* [Task requirements]
Pick out each line containing the string "that".

** Start of Excerpted data **

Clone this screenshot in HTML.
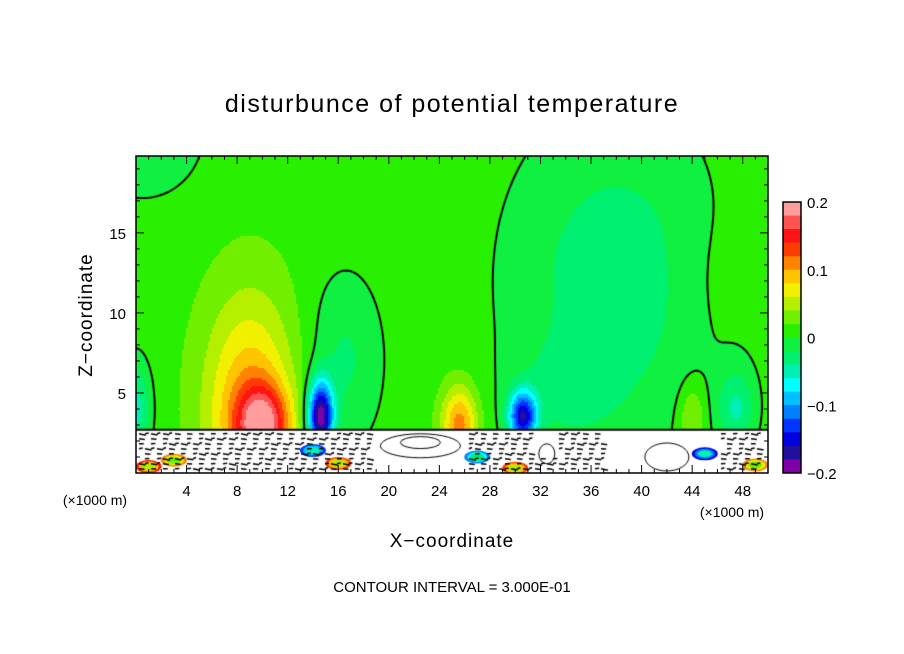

** End of Excerpted data **
** Start of Excerpted data **

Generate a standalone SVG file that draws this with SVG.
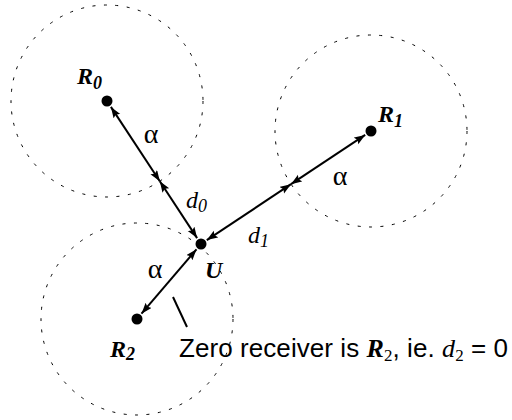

** End of Excerpted data **
** Start of Excerpted data **

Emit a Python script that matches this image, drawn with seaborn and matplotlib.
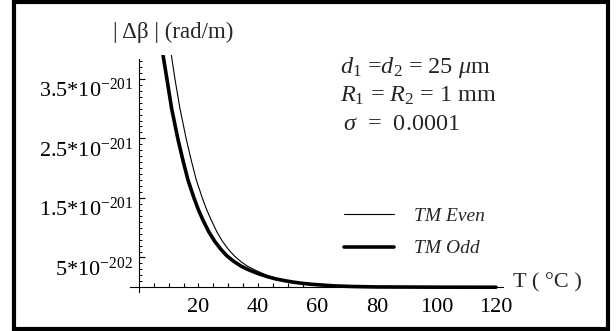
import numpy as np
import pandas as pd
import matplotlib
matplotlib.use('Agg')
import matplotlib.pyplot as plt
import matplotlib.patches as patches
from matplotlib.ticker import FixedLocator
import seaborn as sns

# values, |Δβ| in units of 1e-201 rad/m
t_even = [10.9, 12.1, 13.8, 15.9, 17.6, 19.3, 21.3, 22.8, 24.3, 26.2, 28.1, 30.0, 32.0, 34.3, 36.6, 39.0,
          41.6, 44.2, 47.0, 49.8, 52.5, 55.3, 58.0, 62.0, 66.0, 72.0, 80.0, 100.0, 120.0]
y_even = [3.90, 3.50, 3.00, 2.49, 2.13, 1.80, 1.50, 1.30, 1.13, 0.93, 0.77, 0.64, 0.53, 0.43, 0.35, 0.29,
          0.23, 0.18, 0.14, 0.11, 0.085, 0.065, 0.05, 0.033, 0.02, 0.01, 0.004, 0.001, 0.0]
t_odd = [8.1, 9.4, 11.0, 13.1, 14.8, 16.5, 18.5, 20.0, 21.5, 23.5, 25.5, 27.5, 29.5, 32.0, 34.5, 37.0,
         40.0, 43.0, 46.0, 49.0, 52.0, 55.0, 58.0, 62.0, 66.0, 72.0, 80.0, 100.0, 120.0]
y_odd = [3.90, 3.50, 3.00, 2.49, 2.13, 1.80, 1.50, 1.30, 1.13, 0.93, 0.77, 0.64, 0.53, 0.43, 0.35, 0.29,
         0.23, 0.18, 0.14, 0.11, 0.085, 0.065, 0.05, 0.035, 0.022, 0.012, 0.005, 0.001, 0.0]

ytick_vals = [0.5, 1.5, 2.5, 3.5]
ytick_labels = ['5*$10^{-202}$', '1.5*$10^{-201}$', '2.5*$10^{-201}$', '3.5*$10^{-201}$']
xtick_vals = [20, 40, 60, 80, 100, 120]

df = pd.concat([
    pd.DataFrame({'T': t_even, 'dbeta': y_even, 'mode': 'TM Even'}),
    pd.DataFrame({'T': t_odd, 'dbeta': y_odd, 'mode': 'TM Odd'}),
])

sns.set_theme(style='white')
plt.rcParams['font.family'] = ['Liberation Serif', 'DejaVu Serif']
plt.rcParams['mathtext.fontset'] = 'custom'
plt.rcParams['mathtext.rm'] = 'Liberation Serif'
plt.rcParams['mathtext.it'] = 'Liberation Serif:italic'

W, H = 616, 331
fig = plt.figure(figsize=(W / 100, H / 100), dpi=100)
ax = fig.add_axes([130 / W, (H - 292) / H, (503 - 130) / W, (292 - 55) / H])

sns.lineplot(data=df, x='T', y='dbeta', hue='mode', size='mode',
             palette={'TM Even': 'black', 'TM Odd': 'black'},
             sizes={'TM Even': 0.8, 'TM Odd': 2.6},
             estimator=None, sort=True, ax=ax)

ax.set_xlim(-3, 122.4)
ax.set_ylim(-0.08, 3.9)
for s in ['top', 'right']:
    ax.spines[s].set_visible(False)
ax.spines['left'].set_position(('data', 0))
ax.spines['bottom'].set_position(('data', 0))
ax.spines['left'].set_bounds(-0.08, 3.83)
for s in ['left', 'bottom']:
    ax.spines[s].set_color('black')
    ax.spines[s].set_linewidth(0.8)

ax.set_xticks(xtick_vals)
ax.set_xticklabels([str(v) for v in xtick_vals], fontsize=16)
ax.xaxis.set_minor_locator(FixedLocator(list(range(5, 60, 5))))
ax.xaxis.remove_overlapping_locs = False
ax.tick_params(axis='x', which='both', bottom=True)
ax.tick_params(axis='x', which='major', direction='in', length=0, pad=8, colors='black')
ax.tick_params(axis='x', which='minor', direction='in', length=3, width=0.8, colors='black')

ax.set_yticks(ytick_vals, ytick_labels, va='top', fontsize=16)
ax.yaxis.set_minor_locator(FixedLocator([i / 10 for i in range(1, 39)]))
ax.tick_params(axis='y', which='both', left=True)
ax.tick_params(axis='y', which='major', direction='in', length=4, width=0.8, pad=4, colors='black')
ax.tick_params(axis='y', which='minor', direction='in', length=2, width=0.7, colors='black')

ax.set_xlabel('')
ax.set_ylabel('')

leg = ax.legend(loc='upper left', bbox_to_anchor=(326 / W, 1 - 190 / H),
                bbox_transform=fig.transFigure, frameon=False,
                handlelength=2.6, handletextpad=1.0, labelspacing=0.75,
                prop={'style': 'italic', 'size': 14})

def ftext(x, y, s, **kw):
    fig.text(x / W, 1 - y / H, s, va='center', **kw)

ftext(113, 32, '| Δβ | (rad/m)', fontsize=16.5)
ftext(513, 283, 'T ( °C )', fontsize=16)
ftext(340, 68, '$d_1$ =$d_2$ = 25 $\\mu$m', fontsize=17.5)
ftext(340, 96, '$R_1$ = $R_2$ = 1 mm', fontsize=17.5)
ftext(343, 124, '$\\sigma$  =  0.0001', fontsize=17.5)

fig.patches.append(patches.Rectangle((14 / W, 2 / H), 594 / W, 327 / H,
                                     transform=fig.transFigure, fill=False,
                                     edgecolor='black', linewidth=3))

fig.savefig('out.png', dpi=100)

** End of Excerpted data **

* [Answer for the task]
Generate a standalone SVG file that draws this with SVG.
Emit a Python script that matches this image, drawn with seaborn and matplotlib.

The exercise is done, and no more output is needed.